Task description: Output the first line of the listing and each line after it, up to and including the line that contains "const mid = (left + right) / 2;", exactly as written, minus the pictures.

== The input

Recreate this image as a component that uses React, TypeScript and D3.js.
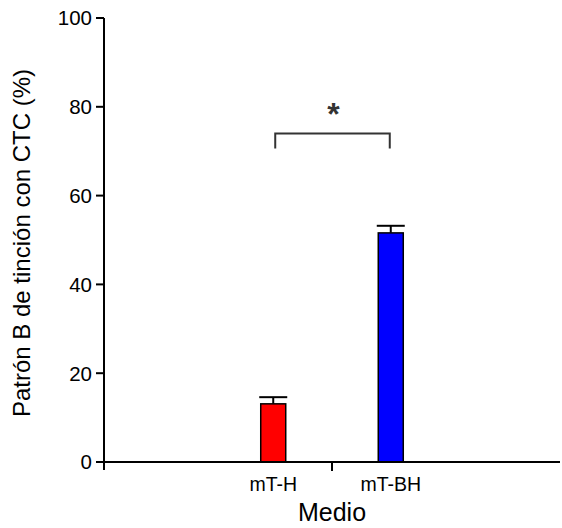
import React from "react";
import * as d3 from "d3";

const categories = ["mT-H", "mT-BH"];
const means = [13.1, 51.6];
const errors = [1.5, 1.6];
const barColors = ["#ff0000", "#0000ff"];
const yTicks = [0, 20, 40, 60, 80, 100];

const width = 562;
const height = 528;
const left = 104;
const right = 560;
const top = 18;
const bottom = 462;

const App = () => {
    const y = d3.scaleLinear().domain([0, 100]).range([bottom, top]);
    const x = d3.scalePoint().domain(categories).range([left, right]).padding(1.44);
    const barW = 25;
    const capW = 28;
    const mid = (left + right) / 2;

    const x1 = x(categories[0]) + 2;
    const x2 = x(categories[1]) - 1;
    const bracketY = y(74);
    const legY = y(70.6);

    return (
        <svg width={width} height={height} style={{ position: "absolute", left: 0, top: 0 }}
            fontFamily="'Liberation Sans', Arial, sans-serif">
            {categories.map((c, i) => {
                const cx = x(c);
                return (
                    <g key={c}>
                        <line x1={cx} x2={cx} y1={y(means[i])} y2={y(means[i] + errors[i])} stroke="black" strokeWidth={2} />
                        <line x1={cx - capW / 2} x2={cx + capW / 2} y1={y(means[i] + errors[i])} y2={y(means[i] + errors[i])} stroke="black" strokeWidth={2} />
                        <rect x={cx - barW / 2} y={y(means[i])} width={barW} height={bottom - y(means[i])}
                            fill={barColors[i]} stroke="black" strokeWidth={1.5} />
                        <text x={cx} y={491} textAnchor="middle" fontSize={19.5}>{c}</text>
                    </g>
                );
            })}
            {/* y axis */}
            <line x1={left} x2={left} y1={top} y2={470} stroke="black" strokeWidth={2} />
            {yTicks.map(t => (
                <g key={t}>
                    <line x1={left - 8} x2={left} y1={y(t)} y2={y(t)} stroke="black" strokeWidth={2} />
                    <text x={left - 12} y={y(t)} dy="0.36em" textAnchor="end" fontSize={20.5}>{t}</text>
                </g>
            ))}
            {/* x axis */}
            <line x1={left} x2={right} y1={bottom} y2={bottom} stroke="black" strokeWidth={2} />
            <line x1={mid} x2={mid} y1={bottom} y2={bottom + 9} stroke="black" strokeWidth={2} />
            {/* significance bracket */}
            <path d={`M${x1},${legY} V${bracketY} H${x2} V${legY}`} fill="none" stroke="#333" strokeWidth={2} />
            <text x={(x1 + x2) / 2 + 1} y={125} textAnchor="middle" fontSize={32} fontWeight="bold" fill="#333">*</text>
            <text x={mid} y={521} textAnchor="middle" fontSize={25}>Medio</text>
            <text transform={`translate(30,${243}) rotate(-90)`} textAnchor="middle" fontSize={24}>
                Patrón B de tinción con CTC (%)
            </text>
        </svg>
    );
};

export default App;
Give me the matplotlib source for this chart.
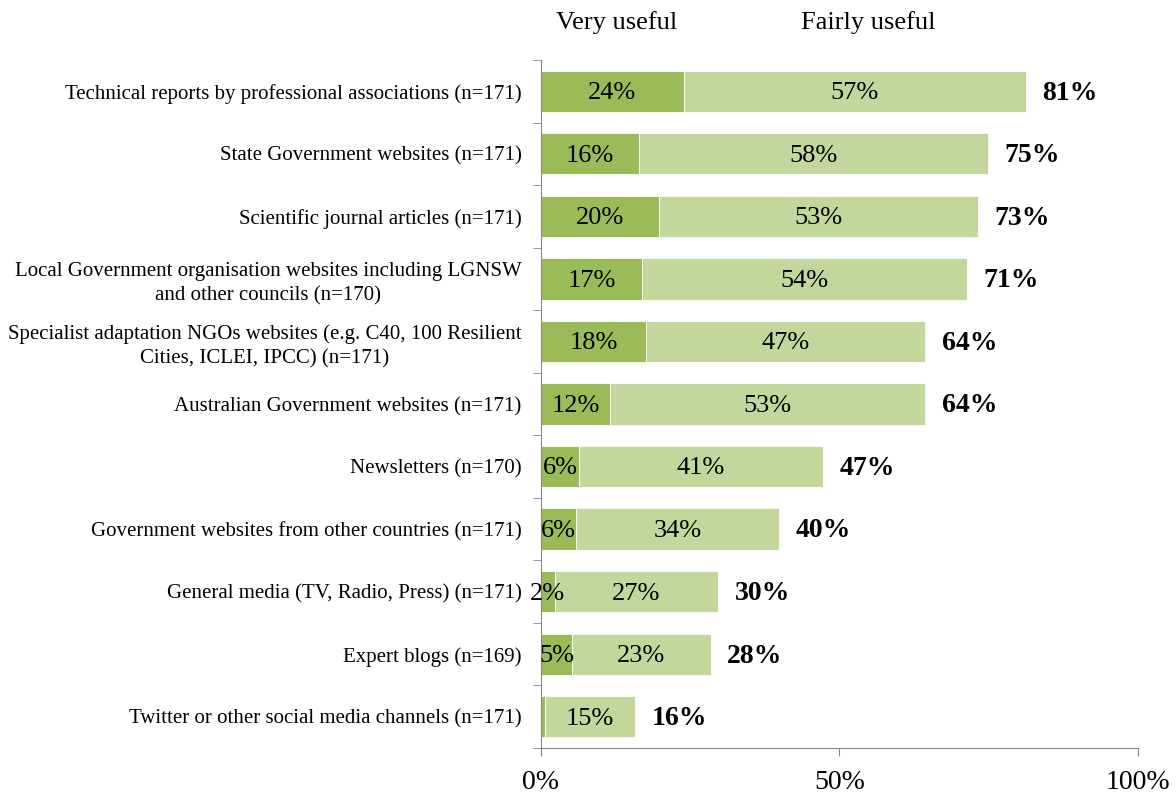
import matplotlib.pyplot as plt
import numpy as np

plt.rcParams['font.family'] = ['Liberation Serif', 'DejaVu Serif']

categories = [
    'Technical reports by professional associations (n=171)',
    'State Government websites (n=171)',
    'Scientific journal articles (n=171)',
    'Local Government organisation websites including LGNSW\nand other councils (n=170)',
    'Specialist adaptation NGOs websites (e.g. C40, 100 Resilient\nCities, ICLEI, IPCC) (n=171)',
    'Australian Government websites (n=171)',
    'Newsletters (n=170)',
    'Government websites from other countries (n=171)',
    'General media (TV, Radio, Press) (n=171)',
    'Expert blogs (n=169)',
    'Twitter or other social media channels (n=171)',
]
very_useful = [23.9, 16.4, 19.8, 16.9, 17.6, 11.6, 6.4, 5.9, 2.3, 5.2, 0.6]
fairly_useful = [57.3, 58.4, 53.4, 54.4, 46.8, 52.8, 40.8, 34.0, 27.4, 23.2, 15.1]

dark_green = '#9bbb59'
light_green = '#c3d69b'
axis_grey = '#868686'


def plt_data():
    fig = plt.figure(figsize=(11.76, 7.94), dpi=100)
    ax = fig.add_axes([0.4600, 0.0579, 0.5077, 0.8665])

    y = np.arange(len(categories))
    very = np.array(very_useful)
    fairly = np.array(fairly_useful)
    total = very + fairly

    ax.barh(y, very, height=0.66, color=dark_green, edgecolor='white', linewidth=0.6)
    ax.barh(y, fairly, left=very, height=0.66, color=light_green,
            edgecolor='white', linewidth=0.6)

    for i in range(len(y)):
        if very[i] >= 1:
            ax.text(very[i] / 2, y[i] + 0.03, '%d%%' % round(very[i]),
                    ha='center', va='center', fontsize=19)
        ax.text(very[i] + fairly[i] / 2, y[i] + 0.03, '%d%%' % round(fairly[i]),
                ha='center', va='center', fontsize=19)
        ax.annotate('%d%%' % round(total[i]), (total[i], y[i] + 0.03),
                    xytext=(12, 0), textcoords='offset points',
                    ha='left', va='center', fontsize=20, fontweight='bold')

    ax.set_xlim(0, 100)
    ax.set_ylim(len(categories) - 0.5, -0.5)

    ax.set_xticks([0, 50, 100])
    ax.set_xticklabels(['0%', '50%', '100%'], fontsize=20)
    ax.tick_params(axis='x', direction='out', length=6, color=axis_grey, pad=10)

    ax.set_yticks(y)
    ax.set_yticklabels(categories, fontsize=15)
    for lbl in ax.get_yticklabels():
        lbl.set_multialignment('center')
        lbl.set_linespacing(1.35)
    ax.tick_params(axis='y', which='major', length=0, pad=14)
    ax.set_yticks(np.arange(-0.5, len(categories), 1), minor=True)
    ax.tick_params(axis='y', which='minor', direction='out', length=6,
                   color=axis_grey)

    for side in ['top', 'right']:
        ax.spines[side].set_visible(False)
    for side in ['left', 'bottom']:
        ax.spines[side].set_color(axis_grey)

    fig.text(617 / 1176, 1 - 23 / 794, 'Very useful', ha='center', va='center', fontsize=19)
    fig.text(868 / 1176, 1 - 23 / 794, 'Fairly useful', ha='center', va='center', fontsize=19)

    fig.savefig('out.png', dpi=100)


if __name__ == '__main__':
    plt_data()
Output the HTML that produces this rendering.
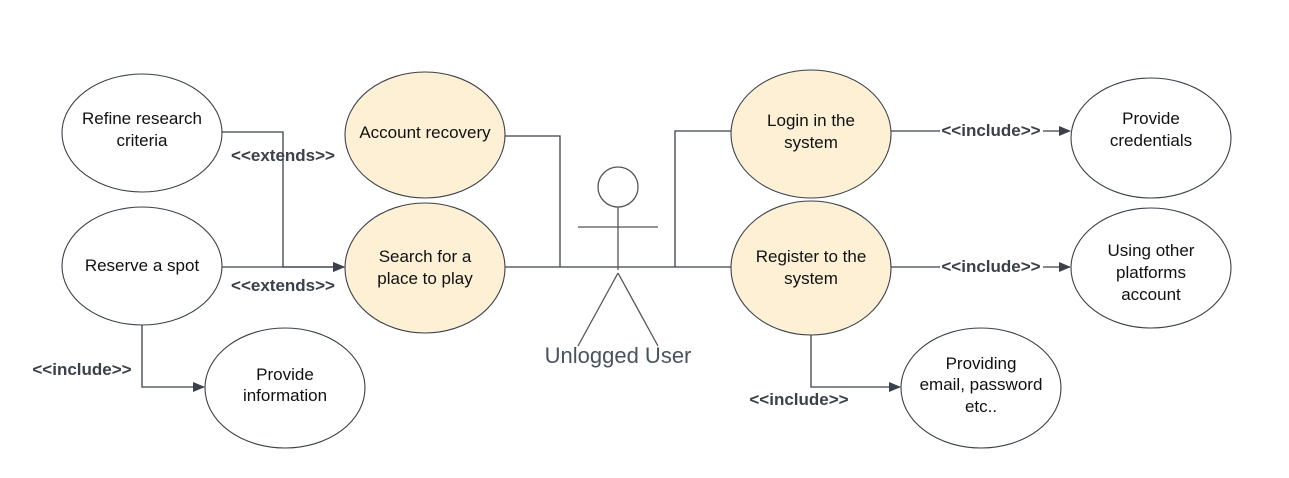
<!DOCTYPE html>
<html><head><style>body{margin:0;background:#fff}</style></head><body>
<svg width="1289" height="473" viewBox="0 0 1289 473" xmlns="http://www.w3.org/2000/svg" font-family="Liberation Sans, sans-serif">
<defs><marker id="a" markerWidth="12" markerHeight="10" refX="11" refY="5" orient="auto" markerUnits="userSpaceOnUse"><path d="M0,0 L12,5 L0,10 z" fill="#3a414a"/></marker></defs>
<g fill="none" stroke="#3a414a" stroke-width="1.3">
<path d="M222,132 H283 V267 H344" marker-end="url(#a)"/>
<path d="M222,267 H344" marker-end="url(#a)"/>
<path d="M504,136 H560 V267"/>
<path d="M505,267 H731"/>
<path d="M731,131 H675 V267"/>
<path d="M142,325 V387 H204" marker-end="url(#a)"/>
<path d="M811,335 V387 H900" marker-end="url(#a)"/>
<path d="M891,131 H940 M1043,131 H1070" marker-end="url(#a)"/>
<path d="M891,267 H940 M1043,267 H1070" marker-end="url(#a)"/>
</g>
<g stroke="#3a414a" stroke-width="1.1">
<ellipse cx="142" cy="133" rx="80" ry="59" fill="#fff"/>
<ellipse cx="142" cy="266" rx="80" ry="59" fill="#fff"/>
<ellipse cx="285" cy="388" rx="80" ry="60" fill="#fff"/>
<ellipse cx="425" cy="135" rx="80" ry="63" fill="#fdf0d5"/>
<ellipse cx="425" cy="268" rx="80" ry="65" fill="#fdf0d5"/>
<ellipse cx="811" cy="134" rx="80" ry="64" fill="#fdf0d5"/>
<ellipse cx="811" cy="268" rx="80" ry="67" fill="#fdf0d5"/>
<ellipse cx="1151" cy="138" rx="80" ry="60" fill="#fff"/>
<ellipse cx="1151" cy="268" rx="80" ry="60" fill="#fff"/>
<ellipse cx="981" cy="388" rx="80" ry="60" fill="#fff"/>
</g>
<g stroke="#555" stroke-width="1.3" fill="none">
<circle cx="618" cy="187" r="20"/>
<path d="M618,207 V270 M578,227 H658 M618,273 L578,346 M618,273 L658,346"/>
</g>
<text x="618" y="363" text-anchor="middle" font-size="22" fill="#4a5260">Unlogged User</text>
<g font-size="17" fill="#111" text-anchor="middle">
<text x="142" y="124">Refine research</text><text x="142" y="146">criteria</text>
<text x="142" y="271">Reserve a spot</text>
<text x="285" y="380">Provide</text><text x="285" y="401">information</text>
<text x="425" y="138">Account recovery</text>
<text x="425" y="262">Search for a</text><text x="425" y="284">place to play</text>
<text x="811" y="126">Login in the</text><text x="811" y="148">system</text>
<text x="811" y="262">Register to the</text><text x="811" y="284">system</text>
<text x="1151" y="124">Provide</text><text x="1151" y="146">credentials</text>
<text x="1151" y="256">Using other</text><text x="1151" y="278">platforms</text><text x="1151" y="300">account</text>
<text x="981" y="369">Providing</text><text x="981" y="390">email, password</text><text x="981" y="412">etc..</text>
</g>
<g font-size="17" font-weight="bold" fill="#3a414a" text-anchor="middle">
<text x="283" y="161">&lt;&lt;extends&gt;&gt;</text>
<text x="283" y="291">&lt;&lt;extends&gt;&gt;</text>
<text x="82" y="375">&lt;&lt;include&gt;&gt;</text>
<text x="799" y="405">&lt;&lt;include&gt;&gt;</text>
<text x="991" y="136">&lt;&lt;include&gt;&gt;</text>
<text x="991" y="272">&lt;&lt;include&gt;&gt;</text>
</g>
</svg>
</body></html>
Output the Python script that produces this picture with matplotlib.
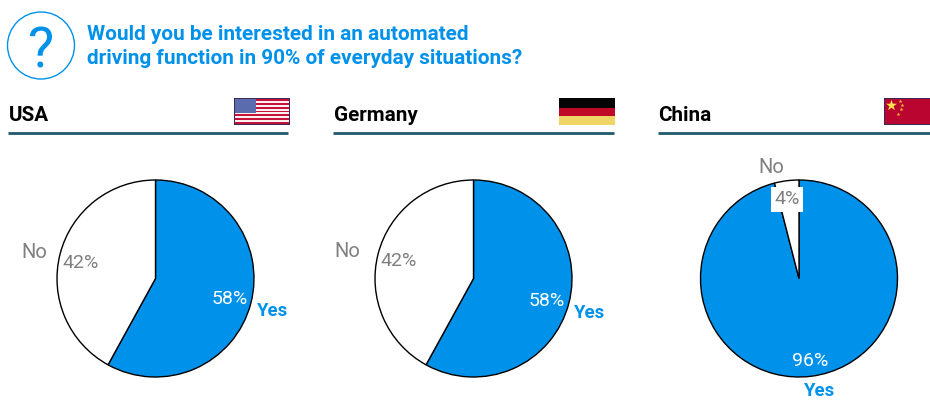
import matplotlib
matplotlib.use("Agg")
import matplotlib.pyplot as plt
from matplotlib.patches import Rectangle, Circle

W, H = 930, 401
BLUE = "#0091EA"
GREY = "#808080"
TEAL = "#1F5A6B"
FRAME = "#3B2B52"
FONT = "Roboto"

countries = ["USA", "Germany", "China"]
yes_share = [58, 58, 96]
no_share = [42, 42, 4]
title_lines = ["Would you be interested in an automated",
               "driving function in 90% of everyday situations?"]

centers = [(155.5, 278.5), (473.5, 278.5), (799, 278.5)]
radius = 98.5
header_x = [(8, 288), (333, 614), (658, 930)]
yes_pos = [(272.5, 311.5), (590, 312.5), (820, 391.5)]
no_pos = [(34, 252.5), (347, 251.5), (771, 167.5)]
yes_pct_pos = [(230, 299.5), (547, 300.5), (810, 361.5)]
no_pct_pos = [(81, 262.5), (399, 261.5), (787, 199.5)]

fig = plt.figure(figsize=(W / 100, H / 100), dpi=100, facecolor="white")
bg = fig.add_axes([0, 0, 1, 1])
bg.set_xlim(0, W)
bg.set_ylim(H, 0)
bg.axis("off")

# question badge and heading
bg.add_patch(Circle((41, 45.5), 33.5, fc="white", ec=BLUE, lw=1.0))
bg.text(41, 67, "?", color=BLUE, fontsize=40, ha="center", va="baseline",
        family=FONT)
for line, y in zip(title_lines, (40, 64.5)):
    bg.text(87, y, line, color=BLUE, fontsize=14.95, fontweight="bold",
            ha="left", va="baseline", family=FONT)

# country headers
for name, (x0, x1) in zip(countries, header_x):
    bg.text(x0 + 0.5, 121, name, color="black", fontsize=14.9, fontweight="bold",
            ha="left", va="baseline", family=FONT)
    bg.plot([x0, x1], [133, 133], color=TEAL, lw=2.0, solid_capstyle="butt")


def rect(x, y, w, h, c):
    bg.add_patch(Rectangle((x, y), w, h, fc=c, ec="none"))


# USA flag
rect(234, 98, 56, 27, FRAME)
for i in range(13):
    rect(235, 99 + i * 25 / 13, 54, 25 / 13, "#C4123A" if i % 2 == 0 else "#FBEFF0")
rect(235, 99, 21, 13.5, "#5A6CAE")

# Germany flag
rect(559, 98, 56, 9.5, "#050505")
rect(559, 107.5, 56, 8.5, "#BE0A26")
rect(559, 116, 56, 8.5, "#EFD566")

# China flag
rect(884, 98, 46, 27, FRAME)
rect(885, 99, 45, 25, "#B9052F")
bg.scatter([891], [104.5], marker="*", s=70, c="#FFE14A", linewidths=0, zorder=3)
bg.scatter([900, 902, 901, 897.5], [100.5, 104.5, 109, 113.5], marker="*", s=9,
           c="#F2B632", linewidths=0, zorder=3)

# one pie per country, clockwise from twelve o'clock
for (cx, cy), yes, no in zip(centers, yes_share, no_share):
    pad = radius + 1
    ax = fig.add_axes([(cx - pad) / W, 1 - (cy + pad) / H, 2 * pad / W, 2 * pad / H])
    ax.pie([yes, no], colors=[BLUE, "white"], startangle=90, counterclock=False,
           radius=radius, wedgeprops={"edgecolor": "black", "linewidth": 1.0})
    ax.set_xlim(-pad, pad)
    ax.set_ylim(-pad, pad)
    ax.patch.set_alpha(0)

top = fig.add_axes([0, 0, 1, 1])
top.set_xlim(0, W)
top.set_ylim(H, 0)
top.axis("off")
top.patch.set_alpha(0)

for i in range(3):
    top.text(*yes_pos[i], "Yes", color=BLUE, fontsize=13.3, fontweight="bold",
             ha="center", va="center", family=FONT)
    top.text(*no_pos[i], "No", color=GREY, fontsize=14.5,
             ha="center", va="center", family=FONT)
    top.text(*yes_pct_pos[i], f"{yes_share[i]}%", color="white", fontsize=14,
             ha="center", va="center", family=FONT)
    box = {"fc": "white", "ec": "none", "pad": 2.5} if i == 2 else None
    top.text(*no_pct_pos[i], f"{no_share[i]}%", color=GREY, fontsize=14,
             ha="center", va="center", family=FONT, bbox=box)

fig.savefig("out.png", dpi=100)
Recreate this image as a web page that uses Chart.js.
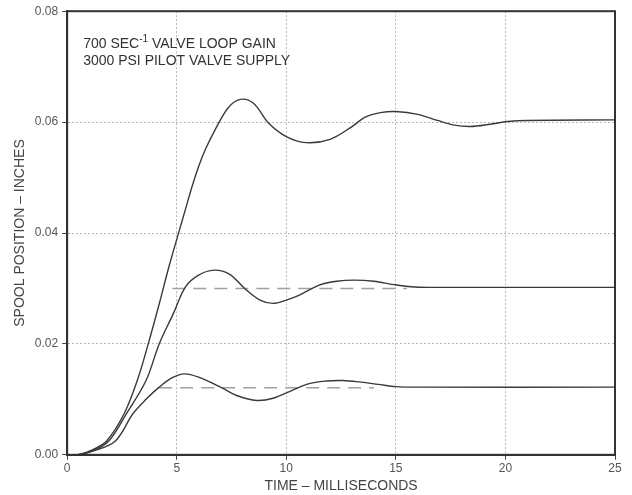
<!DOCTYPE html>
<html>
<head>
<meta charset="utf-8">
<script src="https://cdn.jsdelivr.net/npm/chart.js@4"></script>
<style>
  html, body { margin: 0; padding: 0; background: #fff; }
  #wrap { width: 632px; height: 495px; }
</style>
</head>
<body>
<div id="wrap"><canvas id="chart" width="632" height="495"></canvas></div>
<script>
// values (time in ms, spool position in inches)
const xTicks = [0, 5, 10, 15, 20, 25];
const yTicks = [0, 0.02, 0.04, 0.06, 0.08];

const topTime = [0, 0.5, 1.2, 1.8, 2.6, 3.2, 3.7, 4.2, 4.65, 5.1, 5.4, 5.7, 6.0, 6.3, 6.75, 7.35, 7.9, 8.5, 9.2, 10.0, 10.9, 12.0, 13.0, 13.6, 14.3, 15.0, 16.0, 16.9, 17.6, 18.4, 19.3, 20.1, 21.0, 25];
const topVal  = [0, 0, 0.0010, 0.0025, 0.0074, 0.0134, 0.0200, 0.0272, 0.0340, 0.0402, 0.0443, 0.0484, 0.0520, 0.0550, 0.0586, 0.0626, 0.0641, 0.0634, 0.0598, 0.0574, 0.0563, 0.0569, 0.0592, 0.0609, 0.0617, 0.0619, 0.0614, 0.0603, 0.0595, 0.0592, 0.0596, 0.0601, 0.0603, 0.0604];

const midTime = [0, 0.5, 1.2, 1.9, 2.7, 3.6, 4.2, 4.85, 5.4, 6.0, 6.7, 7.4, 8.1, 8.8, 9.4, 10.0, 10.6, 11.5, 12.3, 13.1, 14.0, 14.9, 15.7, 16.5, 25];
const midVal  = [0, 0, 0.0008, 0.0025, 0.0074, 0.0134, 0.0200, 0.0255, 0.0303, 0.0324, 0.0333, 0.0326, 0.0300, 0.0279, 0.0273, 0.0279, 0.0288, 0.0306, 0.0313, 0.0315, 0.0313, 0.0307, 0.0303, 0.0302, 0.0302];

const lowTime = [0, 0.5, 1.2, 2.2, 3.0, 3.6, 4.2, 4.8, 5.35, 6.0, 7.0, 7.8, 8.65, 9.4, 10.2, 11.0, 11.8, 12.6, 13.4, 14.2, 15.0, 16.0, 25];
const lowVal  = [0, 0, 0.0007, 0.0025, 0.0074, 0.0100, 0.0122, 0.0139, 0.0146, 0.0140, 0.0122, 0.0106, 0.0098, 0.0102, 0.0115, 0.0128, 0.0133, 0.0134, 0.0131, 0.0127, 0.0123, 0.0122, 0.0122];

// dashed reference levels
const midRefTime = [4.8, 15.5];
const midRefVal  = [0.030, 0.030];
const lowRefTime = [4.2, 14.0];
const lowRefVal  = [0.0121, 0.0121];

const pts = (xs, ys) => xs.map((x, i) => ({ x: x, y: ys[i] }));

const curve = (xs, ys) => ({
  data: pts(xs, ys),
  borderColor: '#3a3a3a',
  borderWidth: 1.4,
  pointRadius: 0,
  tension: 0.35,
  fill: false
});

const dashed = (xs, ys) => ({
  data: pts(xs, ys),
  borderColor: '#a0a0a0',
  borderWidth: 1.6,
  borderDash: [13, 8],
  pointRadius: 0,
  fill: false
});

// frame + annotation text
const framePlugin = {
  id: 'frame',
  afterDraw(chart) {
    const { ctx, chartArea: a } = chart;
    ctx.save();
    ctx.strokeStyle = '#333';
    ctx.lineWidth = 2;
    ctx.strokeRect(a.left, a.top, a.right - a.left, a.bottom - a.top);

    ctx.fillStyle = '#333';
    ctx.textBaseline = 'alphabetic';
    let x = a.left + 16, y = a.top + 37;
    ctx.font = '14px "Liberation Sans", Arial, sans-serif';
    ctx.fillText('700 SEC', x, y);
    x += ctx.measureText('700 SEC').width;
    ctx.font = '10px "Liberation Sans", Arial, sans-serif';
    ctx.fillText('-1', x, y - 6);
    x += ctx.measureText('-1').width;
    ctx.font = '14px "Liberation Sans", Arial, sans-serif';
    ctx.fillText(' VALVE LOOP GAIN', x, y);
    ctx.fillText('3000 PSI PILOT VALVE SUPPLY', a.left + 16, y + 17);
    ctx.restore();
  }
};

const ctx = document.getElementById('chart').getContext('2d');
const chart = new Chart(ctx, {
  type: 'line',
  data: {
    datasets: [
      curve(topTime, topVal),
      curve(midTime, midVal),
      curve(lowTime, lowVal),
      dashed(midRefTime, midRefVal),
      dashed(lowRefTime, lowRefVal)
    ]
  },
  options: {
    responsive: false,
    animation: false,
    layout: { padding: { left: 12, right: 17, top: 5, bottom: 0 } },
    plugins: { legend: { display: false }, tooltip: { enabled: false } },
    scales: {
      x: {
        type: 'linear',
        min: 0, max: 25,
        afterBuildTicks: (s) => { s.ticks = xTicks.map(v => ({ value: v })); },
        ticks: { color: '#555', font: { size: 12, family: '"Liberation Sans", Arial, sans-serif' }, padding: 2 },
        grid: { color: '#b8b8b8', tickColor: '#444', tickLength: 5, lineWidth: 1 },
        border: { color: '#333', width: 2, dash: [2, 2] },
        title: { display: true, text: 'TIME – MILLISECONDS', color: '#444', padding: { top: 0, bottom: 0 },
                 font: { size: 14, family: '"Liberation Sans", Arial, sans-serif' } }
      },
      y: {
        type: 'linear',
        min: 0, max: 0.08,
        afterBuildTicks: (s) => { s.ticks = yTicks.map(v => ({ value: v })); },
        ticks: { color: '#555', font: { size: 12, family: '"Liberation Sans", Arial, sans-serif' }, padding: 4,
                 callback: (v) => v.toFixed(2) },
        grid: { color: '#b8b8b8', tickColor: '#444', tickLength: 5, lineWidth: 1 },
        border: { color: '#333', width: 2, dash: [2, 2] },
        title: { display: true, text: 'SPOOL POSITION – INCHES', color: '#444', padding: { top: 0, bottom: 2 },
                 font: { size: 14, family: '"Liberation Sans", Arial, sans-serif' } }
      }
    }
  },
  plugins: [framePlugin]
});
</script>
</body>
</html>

====

Written response:
Recreate this image as a component that uses React, TypeScript and D3.js.
import React from "react";
import * as d3 from "d3";

const categories = ["mT-H", "mT-BH"];
const means = [13.1, 51.6];
const errors = [1.5, 1.6];
const barColors = ["#ff0000", "#0000ff"];
const yTicks = [0, 20, 40, 60, 80, 100];

const width = 562;
const height = 528;
const left = 104;
const right = 560;
const top = 18;
const bottom = 462;

const App = () => {
    const y = d3.scaleLinear().domain([0, 100]).range([bottom, top]);
    const x = d3.scalePoint().domain(categories).range([left, right]).padding(1.44);
    const barW = 25;
    const capW = 28;
    const mid = (left + right) / 2;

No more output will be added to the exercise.